Friday, December 7, 2018
Crippled Black Phoenix : " Great Escape"
This project of Justin Greaves the drummer for Iron Monkey and Electric Wizard, typically embarks on a more psychedelic rock vein. This is still the case with ample doses of progressive rock which is still in the 70s rock zip code. Melodic vocals and a bong laden mood, allow the opening song to coast with the relaxed Pink Floyd like vibe. "Madman" blends kraut rock with a more Queens of the Stoneage like groove. It works off of a space age tension. "Times They Are a Raging" is almost a ballad that reminds me of Porcupine Tree. It's emotive and really well preformed. Though lyrically a little more of a political metaphor than I might care for. At 11 minutes they have plenty of time to build into a more powerful harder hitting take on prog, while not a carbon copy it is a similar dynamic that is employed by Tool thought less explosive here.
"Rain Black,Reign Heavy" has a more country tinged folk vibe with female vocals taking center stage. It does build up into something more rock in the songs final moments. After a synth driven instrumental interlude they pick up where they left off while allowing the drugs to kick in on "Nebulas". I think this song is an excellent example of what they are capable when all of their sonic sides are represented. They even reach a hypnotic sonic space closer to Swans. "Las Diabolicas" drones on a tense rock riff while the vocals have a robotic effect on them. This is the most straight forward song on the album.

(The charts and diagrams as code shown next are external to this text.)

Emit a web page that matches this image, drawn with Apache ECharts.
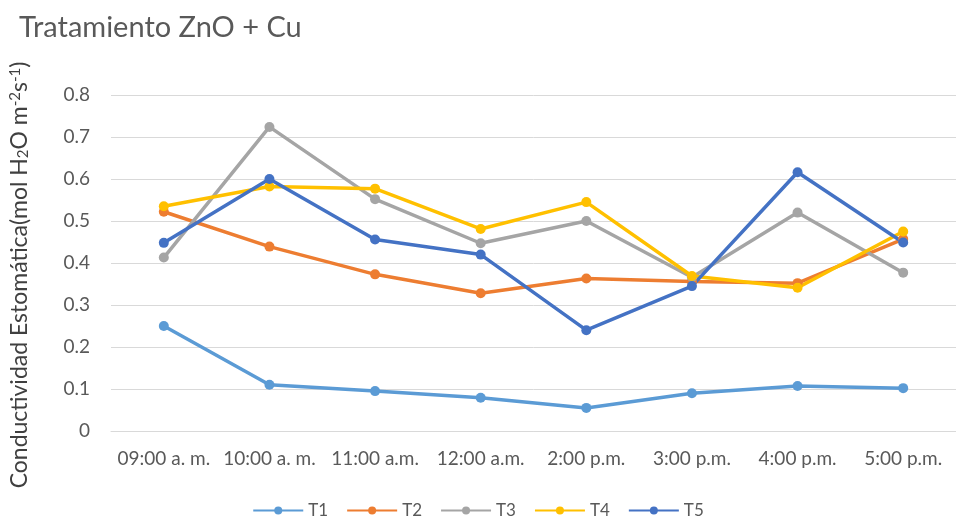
<!DOCTYPE html>
<html>
<head>
<meta charset="utf-8">
<script src="https://cdn.jsdelivr.net/npm/echarts@6/dist/echarts.min.js"></script>
<style>
  html, body { margin: 0; padding: 0; background: #fff; }
  #chart { width: 956px; height: 522px; }
</style>
</head>
<body>
<div id="chart"></div>
<script>
// categorias (hora)
const horas = ['09:00 a. m.', '10:00 a. m.', '11:00 a.m.', '12:00 a.m.', '2:00 p.m.', '3:00 p.m.', '4:00 p.m.', '5:00 p.m.'];
// tratamientos
const t1 = [0.25, 0.11, 0.095, 0.079, 0.055, 0.09, 0.107, 0.102];
const t2 = [0.522, 0.439, 0.373, 0.328, 0.363, 0.356, 0.352, 0.457];
const t3 = [0.413, 0.724, 0.552, 0.447, 0.5, 0.366, 0.52, 0.377];
const t4 = [0.535, 0.582, 0.577, 0.481, 0.545, 0.369, 0.341, 0.475];
const t5 = [0.448, 0.6, 0.456, 0.42, 0.24, 0.345, 0.616, 0.449];
const yTicks = [0, 0.1, 0.2, 0.3, 0.4, 0.5, 0.6, 0.7, 0.8];

const colores = ['#5B9BD5', '#ED7D31', '#A5A5A5', '#FFC000', '#4472C4'];
const nombres = ['T1', 'T2', 'T3', 'T4', 'T5'];
const datos = [t1, t2, t3, t4, t5];

const chart = echarts.init(document.getElementById('chart'));
const font = 'Lato, "Open Sans", sans-serif';

const series = datos.map((d, i) => ({
  name: nombres[i],
  type: 'line',
  data: d,
  symbol: 'circle',
  symbolSize: 10,
  color: colores[i],
  lineStyle: { width: 3.5, color: colores[i] },
  itemStyle: { color: colores[i] },
  emphasis: { disabled: true },
  animation: false
}));

chart.setOption({
  backgroundColor: '#fff',
  textStyle: { fontFamily: font },
  title: {
    text: 'Tratamiento ZnO + Cu',
    left: 14,
    top: 8,
    textStyle: { fontFamily: font, fontSize: 29, fontWeight: 'normal', color: '#595959' }
  },
  legend: {
    bottom: 3,
    left: 'center',
    padding: 0,
    itemWidth: 50,
    itemHeight: 10,
    itemGap: 18,
    textStyle: { fontFamily: font, fontSize: 17, color: '#595959' },
    data: nombres
  },
  grid: { left: 106, top: 95, width: 862, height: 336, containLabel: false },
  xAxis: {
    type: 'category',
    data: horas,
    boundaryGap: true,
    axisLine: { show: true, lineStyle: { color: '#d9d9d9', width: 1 } },
    axisTick: { show: false },
    axisLabel: { interval: 0, color: '#595959', fontSize: 19, margin: 18, fontFamily: font }
  },
  yAxis: {
    type: 'value',
    min: yTicks[0],
    max: yTicks[yTicks.length - 1],
    interval: 0.1,
    axisLine: { show: false },
    axisTick: { show: false },
    axisLabel: { color: '#595959', fontSize: 19, margin: 21, fontFamily: font },
    splitLine: { lineStyle: { color: '#d9d9d9', width: 1 } },
    name: 'Conductividad Estomática(mol H{sub|2}O m{sup|-2}s{sup|-1})',
    nameLocation: 'middle',
    nameGap: 80,
    nameTextStyle: {
      color: '#404040', fontSize: 23, fontFamily: font, padding: [0, 24, 0, 0],
      rich: {
        sub: { fontSize: 15, color: '#404040', verticalAlign: 'bottom', padding: [8, 0, 0, 0] },
        sup: { fontSize: 15, color: '#404040', verticalAlign: 'top', padding: [0, 0, 8, 0] }
      }
    }
  },
  series: series
});
</script>
</body>
</html>
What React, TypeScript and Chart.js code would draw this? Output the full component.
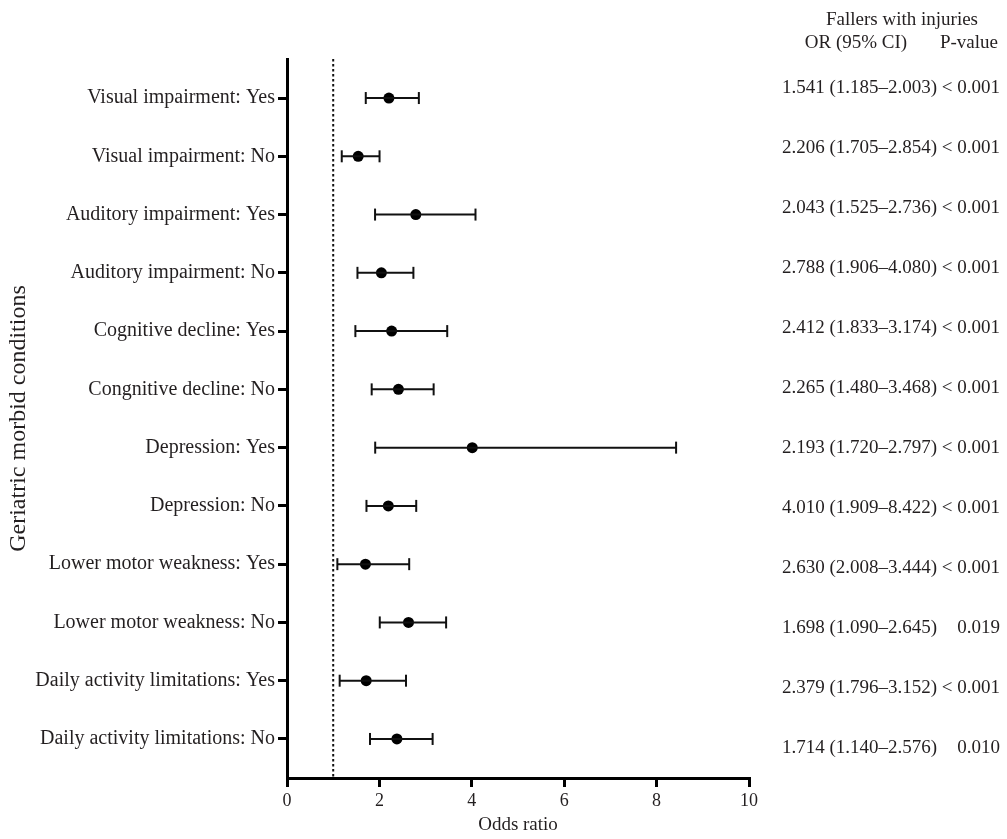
import React, { useEffect, useRef } from "react";
import { Chart, registerables } from "chart.js";

Chart.register(...registerables);

const categories = [
  "Visual impairment: Yes",
  "Visual impairment: No",
  "Auditory impairment: Yes",
  "Auditory impairment: No",
  "Cognitive decline: Yes",
  "Congnitive decline: No",
  "Depression: Yes",
  "Depression: No",
  "Lower motor weakness: Yes",
  "Lower motor weakness: No",
  "Daily activity limitations: Yes",
  "Daily activity limitations: No",
];

// plotted odds ratios and 95% CI
const oddsRatio = [2.206, 1.541, 2.788, 2.043, 2.265, 2.412, 4.01, 2.193, 1.698, 2.63, 1.714, 2.379];
const ciLow = [1.705, 1.185, 1.906, 1.525, 1.48, 1.833, 1.909, 1.72, 1.09, 2.008, 1.14, 1.796];
const ciHigh = [2.854, 2.003, 4.08, 2.736, 3.468, 3.174, 8.422, 2.797, 2.645, 3.444, 2.576, 3.152];

// right-hand table text, as printed
const tableOR = [
  "1.541 (1.185–2.003)",
  "2.206 (1.705–2.854)",
  "2.043 (1.525–2.736)",
  "2.788 (1.906–4.080)",
  "2.412 (1.833–3.174)",
  "2.265 (1.480–3.468)",
  "2.193 (1.720–2.797)",
  "4.010 (1.909–8.422)",
  "2.630 (2.008–3.444)",
  "1.698 (1.090–2.645)",
  "2.379 (1.796–3.152)",
  "1.714 (1.140–2.576)",
];
const tableP = ["< 0.001", "< 0.001", "< 0.001", "< 0.001", "< 0.001", "< 0.001", "< 0.001", "< 0.001", "< 0.001", "0.019", "< 0.001", "0.010"];

const xTicks = [0, 2, 4, 6, 8, 10];
const referenceLine = 1;

const FONT = "'Liberation Serif', 'Times New Roman', serif";
const TEXT = "#231f20";

export default function App() {
  const ref = useRef<HTMLCanvasElement | null>(null);

  useEffect(() => {
    if (!ref.current) return;
    const yMin = -0.67;
    const yMax = categories.length - 1 + 0.67;

    const tablePlugin = {
      id: "tablePlugin",
      afterDraw(chart: any) {
        const ctx = chart.ctx;
        ctx.save();
        ctx.fillStyle = TEXT;
        ctx.font = `19px ${FONT}`;
        ctx.textBaseline = "middle";
        ctx.textAlign = "center";
        ctx.fillText("Fallers with injuries", 902, 20);
        ctx.fillText("OR (95% CI)", 856, 43);
        ctx.fillText("P-value", 969, 43);
        tableOR.forEach((t, i) => {
          const y = 88 + i * 60;
          ctx.textAlign = "left";
          ctx.fillText(t, 782, y);
          ctx.textAlign = "right";
          ctx.fillText(tableP[i], 1000, y);
        });
        ctx.restore();
      },
    };

    const ciSets = categories.map((_, i) => ({
      type: "scatter" as const,
      showLine: true,
      data: [
        { x: ciLow[i], y: i },
        { x: ciHigh[i], y: i },
      ],
      borderColor: "#111",
      borderWidth: 2,
      pointStyle: "line" as const,
      rotation: 90,
      pointRadius: 6,
      pointBorderWidth: 2,
      pointBorderColor: "#111",
    }));

    const chart = new Chart(ref.current, {
      type: "scatter",
      data: {
        datasets: [
          {
            type: "scatter",
            showLine: true,
            data: [
              { x: referenceLine, y: yMin },
              { x: referenceLine, y: yMax },
            ],
            borderColor: "#111",
            borderWidth: 2,
            borderDash: [2.5, 2.5],
            pointRadius: 0,
          } as any,
          ...ciSets,
          {
            type: "scatter",
            data: oddsRatio.map((v, i) => ({ x: v, y: i })),
            pointRadius: 5.5,
            pointBackgroundColor: "#000",
            pointBorderColor: "#000",
            pointBorderWidth: 0,
          } as any,
        ],
      },
      options: {
        animation: false,
        responsive: false,
        layout: { padding: { left: 0, top: 59, right: 258, bottom: 0 } },
        plugins: { legend: { display: false }, tooltip: { enabled: false } },
        scales: {
          x: {
            type: "linear",
            min: 0,
            max: 10,
            afterFit: (s: any) => {
              s.height = 61;
            },
            afterBuildTicks: (s: any) => {
              s.ticks = xTicks.map((v) => ({ value: v }));
            },
            ticks: { color: TEXT, font: { family: FONT, size: 18 }, padding: 3 },
            grid: { drawOnChartArea: false, drawTicks: true, tickLength: 9, lineWidth: 3, color: "#000" },
            border: { display: true, width: 3, color: "#000" },
            title: {
              display: true,
              text: "Odds ratio",
              color: TEXT,
              font: { family: FONT, size: 19 },
              padding: { top: 0, bottom: 3 },
            },
          },
          y: {
            type: "linear",
            reverse: true,
            min: yMin,
            max: yMax,
            afterFit: (s: any) => {
              s.width = 287;
            },
            afterBuildTicks: (s: any) => {
              s.ticks = categories.map((_, i) => ({ value: i }));
            },
            ticks: {
              autoSkip: false,
              color: TEXT,
              font: { family: FONT, size: 20 },
              padding: 3,
              callback: (v: any) => categories[Math.round(Number(v))] ?? "",
            },
            grid: { drawOnChartArea: false, drawTicks: true, tickLength: 9, lineWidth: 3, color: "#000" },
            border: { display: true, width: 3, color: "#000" },
            title: {
              display: true,
              text: "Geriatric morbid conditions",
              color: TEXT,
              font: { family: FONT, size: 24 },
              padding: { top: 4, bottom: 0 },
            },
          },
        },
      },
      plugins: [tablePlugin],
    });
    return () => chart.destroy();
  }, []);

  return (
    <div style={{ position: "fixed", left: 0, top: 0, width: 1007, height: 839, background: "#fff" }}>
      <canvas ref={ref} width={1007} height={839} />
    </div>
  );
}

The first part of the great escape is so atmospheric it almost doesn't exist as a song. The second part is more substantial. It works off a blues tinged spacegroove with the smooth vocals sitting back into the song. Then the pause at the four and a half minute mark makes me wonder if this breather is a reason to justify a 13 minute song of it that should have been part two ending at that point and now we are onto what should be part 3? If you are into guitar solos there are some pretty outstanding ones. Not that guitar solos make or break a song in my book here. Not to mention the guitar solos pretty much rip David Gilmore off. I'll give this album a 9, when it comes to proggy rock these guys do it smoother than most.